>> Start Information shown
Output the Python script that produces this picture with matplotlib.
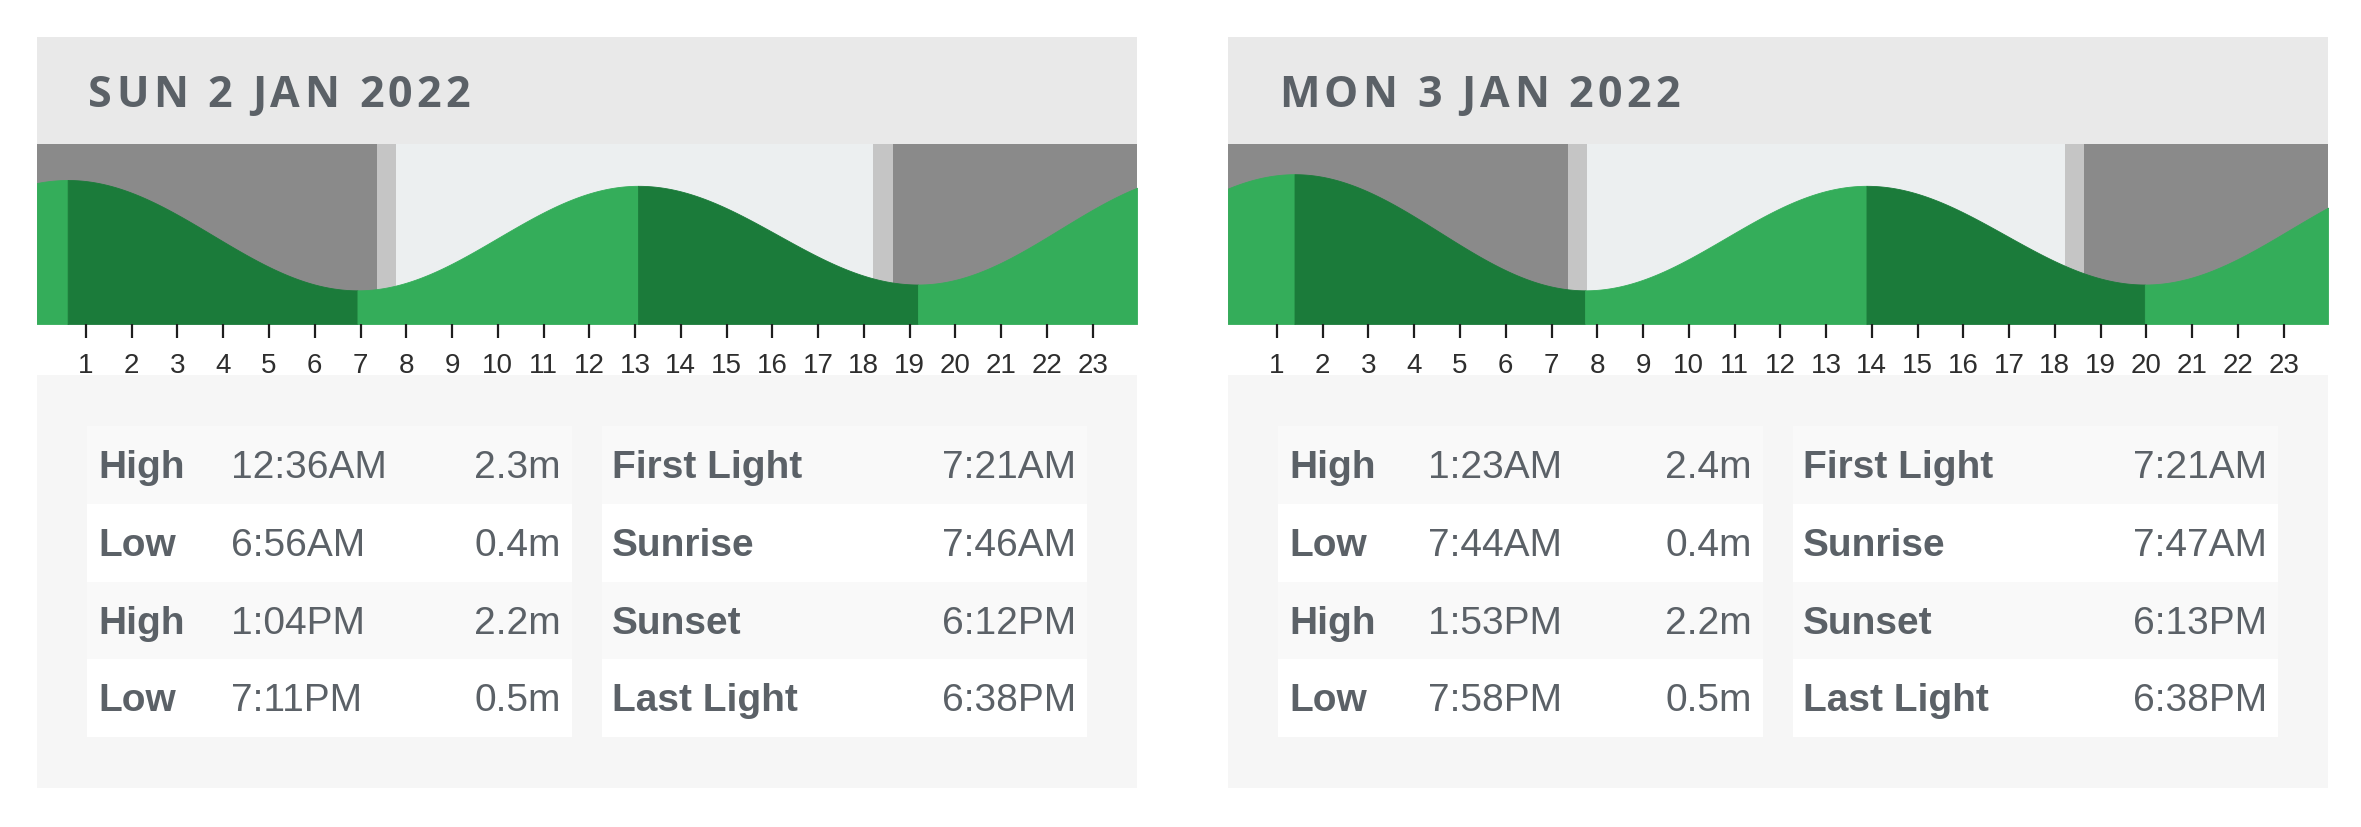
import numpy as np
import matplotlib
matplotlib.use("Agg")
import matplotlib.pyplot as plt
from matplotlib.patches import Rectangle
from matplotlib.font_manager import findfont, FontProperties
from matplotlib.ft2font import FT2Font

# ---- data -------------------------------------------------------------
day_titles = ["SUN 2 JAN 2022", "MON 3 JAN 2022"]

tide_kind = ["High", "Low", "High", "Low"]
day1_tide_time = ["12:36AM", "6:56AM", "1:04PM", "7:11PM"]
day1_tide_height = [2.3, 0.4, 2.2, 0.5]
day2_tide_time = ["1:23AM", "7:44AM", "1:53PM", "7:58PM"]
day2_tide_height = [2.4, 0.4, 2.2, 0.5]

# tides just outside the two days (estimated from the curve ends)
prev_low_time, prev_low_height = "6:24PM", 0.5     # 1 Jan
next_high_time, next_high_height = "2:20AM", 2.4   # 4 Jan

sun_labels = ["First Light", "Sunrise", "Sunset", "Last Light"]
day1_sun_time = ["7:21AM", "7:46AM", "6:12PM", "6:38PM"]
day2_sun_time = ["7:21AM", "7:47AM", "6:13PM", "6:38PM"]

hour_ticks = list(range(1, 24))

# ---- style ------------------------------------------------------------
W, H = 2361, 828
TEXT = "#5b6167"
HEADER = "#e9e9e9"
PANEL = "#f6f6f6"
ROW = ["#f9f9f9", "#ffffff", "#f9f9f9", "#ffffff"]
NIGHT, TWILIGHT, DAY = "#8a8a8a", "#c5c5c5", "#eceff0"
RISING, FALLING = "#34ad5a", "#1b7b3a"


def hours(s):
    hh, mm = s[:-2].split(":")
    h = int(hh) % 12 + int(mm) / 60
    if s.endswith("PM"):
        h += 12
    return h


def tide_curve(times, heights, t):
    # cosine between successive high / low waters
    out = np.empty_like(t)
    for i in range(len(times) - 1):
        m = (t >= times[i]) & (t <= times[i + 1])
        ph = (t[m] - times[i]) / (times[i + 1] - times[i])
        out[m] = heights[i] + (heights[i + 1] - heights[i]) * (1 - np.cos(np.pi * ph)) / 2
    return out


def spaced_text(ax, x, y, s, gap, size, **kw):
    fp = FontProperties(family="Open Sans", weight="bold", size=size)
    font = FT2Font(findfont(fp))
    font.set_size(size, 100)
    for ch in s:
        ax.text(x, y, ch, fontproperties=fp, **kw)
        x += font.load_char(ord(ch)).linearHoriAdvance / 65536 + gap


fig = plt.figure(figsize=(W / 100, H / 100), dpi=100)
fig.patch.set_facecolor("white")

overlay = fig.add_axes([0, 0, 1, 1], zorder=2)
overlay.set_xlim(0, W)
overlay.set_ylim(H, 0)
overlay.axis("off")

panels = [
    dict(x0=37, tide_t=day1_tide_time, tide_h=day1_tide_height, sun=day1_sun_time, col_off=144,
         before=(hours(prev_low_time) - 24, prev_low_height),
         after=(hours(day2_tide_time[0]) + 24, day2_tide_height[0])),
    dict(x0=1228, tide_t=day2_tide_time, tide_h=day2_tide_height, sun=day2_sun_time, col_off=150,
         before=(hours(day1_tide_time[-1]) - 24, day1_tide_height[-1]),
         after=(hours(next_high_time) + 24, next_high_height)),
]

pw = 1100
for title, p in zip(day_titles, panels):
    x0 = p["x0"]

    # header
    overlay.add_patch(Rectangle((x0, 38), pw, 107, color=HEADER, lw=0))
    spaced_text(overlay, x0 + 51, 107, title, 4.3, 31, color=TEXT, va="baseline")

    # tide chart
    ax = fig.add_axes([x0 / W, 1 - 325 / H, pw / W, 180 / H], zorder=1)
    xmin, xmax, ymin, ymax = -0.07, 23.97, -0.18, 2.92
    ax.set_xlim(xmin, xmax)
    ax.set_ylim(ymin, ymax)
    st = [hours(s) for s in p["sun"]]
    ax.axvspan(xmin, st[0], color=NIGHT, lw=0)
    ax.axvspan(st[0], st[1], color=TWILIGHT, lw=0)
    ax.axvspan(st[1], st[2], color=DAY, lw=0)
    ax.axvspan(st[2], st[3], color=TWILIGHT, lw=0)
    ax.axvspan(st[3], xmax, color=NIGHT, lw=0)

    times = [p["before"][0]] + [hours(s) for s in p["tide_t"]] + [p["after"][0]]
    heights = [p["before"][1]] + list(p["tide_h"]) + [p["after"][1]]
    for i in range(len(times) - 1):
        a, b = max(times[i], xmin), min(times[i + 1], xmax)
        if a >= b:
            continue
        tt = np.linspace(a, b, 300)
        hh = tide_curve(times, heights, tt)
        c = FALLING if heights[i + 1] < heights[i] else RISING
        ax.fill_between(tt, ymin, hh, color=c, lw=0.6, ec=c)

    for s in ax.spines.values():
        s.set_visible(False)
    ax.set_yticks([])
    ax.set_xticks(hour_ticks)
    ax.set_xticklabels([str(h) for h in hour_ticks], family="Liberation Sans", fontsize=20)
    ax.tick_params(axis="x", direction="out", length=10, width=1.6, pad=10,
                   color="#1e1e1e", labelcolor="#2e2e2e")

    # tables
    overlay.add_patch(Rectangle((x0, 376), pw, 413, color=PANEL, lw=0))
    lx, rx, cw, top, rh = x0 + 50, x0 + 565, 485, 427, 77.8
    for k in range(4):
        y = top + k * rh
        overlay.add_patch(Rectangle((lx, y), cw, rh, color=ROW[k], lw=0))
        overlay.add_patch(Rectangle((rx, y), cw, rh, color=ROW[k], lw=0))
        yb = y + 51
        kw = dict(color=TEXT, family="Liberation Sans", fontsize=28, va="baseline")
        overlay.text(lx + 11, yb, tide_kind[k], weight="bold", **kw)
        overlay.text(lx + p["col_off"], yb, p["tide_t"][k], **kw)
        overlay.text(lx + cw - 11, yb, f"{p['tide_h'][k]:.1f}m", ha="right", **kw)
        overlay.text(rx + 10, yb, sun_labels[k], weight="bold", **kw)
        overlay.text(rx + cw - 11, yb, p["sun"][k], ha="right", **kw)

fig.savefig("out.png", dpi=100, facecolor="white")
>> End Information shown
▶ Exercise instructions
Copy the data exactly. Any picture it contains is to be omitted.

▶ Response
Output the Python script that produces this picture with matplotlib.
import numpy as np
import matplotlib
matplotlib.use("Agg")
import matplotlib.pyplot as plt
from matplotlib.patches import Rectangle
from matplotlib.font_manager import findfont, FontProperties
from matplotlib.ft2font import FT2Font

# ---- data -------------------------------------------------------------
day_titles = ["SUN 2 JAN 2022", "MON 3 JAN 2022"]

tide_kind = ["High", "Low", "High", "Low"]
day1_tide_time = ["12:36AM", "6:56AM", "1:04PM", "7:11PM"]
day1_tide_height = [2.3, 0.4, 2.2, 0.5]
day2_tide_time = ["1:23AM", "7:44AM", "1:53PM", "7:58PM"]
day2_tide_height = [2.4, 0.4, 2.2, 0.5]

# tides just outside the two days (estimated from the curve ends)
prev_low_time, prev_low_height = "6:24PM", 0.5     # 1 Jan
next_high_time, next_high_height = "2:20AM", 2.4   # 4 Jan

sun_labels = ["First Light", "Sunrise", "Sunset", "Last Light"]
day1_sun_time = ["7:21AM", "7:46AM", "6:12PM", "6:38PM"]
day2_sun_time = ["7:21AM", "7:47AM", "6:13PM", "6:38PM"]

hour_ticks = list(range(1, 24))

# ---- style ------------------------------------------------------------
W, H = 2361, 828
TEXT = "#5b6167"
HEADER = "#e9e9e9"
PANEL = "#f6f6f6"
ROW = ["#f9f9f9", "#ffffff", "#f9f9f9", "#ffffff"]
NIGHT, TWILIGHT, DAY = "#8a8a8a", "#c5c5c5", "#eceff0"
RISING, FALLING = "#34ad5a", "#1b7b3a"


def hours(s):
    hh, mm = s[:-2].split(":")
    h = int(hh) % 12 + int(mm) / 60
    if s.endswith("PM"):
        h += 12
    return h


def tide_curve(times, heights, t):
    # cosine between successive high / low waters
    out = np.empty_like(t)
    for i in range(len(times) - 1):
        m = (t >= times[i]) & (t <= times[i + 1])
        ph = (t[m] - times[i]) / (times[i + 1] - times[i])
        out[m] = heights[i] + (heights[i + 1] - heights[i]) * (1 - np.cos(np.pi * ph)) / 2
    return out


def spaced_text(ax, x, y, s, gap, size, **kw):
    fp = FontProperties(family="Open Sans", weight="bold", size=size)
    font = FT2Font(findfont(fp))
    font.set_size(size, 100)
    for ch in s:
        ax.text(x, y, ch, fontproperties=fp, **kw)
        x += font.load_char(ord(ch)).linearHoriAdvance / 65536 + gap


fig = plt.figure(figsize=(W / 100, H / 100), dpi=100)
fig.patch.set_facecolor("white")

overlay = fig.add_axes([0, 0, 1, 1], zorder=2)
overlay.set_xlim(0, W)
overlay.set_ylim(H, 0)
overlay.axis("off")

panels = [
    dict(x0=37, tide_t=day1_tide_time, tide_h=day1_tide_height, sun=day1_sun_time, col_off=144,
         before=(hours(prev_low_time) - 24, prev_low_height),
         after=(hours(day2_tide_time[0]) + 24, day2_tide_height[0])),
    dict(x0=1228, tide_t=day2_tide_time, tide_h=day2_tide_height, sun=day2_sun_time, col_off=150,
         before=(hours(day1_tide_time[-1]) - 24, day1_tide_height[-1]),
         after=(hours(next_high_time) + 24, next_high_height)),
]

pw = 1100
for title, p in zip(day_titles, panels):
    x0 = p["x0"]

    # header
    overlay.add_patch(Rectangle((x0, 38), pw, 107, color=HEADER, lw=0))
    spaced_text(overlay, x0 + 51, 107, title, 4.3, 31, color=TEXT, va="baseline")

    # tide chart
    ax = fig.add_axes([x0 / W, 1 - 325 / H, pw / W, 180 / H], zorder=1)
    xmin, xmax, ymin, ymax = -0.07, 23.97, -0.18, 2.92
    ax.set_xlim(xmin, xmax)
    ax.set_ylim(ymin, ymax)
    st = [hours(s) for s in p["sun"]]
    ax.axvspan(xmin, st[0], color=NIGHT, lw=0)
    ax.axvspan(st[0], st[1], color=TWILIGHT, lw=0)
    ax.axvspan(st[1], st[2], color=DAY, lw=0)
    ax.axvspan(st[2], st[3], color=TWILIGHT, lw=0)
    ax.axvspan(st[3], xmax, color=NIGHT, lw=0)

    times = [p["before"][0]] + [hours(s) for s in p["tide_t"]] + [p["after"][0]]
    heights = [p["before"][1]] + list(p["tide_h"]) + [p["after"][1]]
    for i in range(len(times) - 1):
        a, b = max(times[i], xmin), min(times[i + 1], xmax)
        if a >= b:
            continue
        tt = np.linspace(a, b, 300)
        hh = tide_curve(times, heights, tt)
        c = FALLING if heights[i + 1] < heights[i] else RISING
        ax.fill_between(tt, ymin, hh, color=c, lw=0.6, ec=c)

    for s in ax.spines.values():
        s.set_visible(False)
    ax.set_yticks([])
    ax.set_xticks(hour_ticks)
    ax.set_xticklabels([str(h) for h in hour_ticks], family="Liberation Sans", fontsize=20)
    ax.tick_params(axis="x", direction="out", length=10, width=1.6, pad=10,
                   color="#1e1e1e", labelcolor="#2e2e2e")

    # tables
    overlay.add_patch(Rectangle((x0, 376), pw, 413, color=PANEL, lw=0))
    lx, rx, cw, top, rh = x0 + 50, x0 + 565, 485, 427, 77.8
    for k in range(4):
        y = top + k * rh
        overlay.add_patch(Rectangle((lx, y), cw, rh, color=ROW[k], lw=0))
        overlay.add_patch(Rectangle((rx, y), cw, rh, color=ROW[k], lw=0))
        yb = y + 51
        kw = dict(color=TEXT, family="Liberation Sans", fontsize=28, va="baseline")
        overlay.text(lx + 11, yb, tide_kind[k], weight="bold", **kw)
        overlay.text(lx + p["col_off"], yb, p["tide_t"][k], **kw)
        overlay.text(lx + cw - 11, yb, f"{p['tide_h'][k]:.1f}m", ha="right", **kw)
        overlay.text(rx + 10, yb, sun_labels[k], weight="bold", **kw)
        overlay.text(rx + cw - 11, yb, p["sun"][k], ha="right", **kw)

fig.savefig("out.png", dpi=100, facecolor="white")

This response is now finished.